Abou-Rahme, b. 1983 in Boston. Lives and works in New York, U.S., and Ramallah, Palestine.

Basel Abbas and Ruanne Abou-Rahme, installation view of May amnesia never kiss us on the mouth: Only sounds that tremble through us, 2025 at Aichi Triennale 2025 ©︎ Aichi Triennale Organizing Committee

War casts a long shadow over the exhibition, understood variously as human conflict as well as attacks on our environment and the land. Amid these interpretations, much space is given to the atrocities that have come to define the times we are living through. Palestinian artists Basel Abbas and Ruanne Abou-Rahme present an ominous room full of video work that contrasts the inhumanity of occupation with the power of music and dance. In May amnesia never kiss us on the mouth: Only sounds that tremble through us (2020–22), eerie, color-inverted clips of violent raids are intercut with shots of feverish dance and simmering basement jam sessions. The film’s thunderous bass shakes itself free from the room and reverberates through the halls.

During the opening, this work was also the backdrop to a riotously playful performance at local Nagoya bar, Mago, where Abbas was joined on stage by Ramallah-based musicians Baraari and Julmud. The footage flooded the basement with light. Slogans in Arabic and English, projected across the performers’ faces, made statements like “The land brings us back to life.” It was typical of Abbas and Abou-Rahme’s project of reassembling audio and visual fragments into formations that create new possibilities for political discourse and radical resistance.

Yasmin Smith

B. 1984, Dharug Country, Australia. Lives and works in Dharug Country, Australia.

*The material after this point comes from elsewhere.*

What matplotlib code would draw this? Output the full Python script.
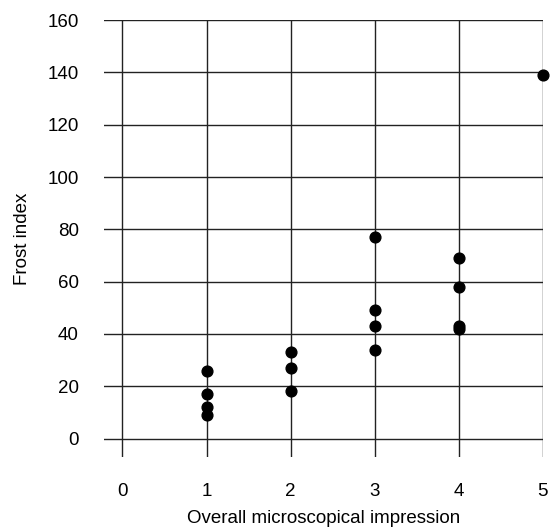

Yasmin Smith, installation view of Forest, 2022 at at Aichi Triennale 2025. Photo by Ito Tetsuo ©︎ Aichi Triennale Organizing Committee.

Of the many threads that unexpectedly knit different works in the exhibition together, one of the most common was coal. For example, late Japanese artist Yamamoto Sakubei’s bold paintings unflinchingly document social histories of life in the coalfields of his home, Kyushu, Japan. However, the ceramic work of Australian artist Yasmin Smith most gracefully captures the life of this resource across millennia.

Smith’s minimal, wall-mounted installation Forest (2022) arranges 11 ceramic-cast lumps of coal in a precise line. These 11 sculptures are each fired in glaze mixed from coal ash gathered at 11 different power plants around Australia. These plants source their own coal from quarries in the surrounding areas, meaning each sample is distinct—a unique geological record. The glaze that incorporates coal ash drawn from the oldest quarries shines bone white, while more recent samples (18 million years old) are suffused with the dark,earthy color of soil still rich with minerals. The gradient that emerges is a timeline told in color, tracing the development of coal, which is itself pivotal to the development of human history.

B. 1980 in Rosario, Argentina. Lives and works nomadically.

Each edition of the Aichi Triennale makes a point of exploring its themes in the context of the surrounding region, this time focusing on Seto City. Argentine artist Adrián Villar Rojas’s layered digital images are presented in a recently abandoned school, now vacant due to the area’s dwindling child population. Where we might imagine periodic tables and finger paintings once hung, the classroom walls are now covered floor-to-ceiling with messy collages of digital renderings. Pixelated fires tear across the space in one room, while in others, intimidating gangs of muscle-bound Neanderthals glare out at the child-size sinks and workbenches that still fill the space. Villar Rojas’s images even plaster the windows, blocking out the light of day.

The artist describes his work as a “membrane,” and we see it cling to the building in the same way that history clings to human experience. The effect is a type of time travel. Neolithic cave drawings are collaged against snapshots of modern political uprisings, while our sinister ancient ancestors collide with a sinister present where children are becoming more scarce. Villar Rojas’s site-specific provocation bleeds into the Triennale’s surroundings in Seto City like a gateway to a parallel universe. It is a work that immerses us in the cycles of destruction and rebirth at play throughout “A Time Between Ashes and Roses.”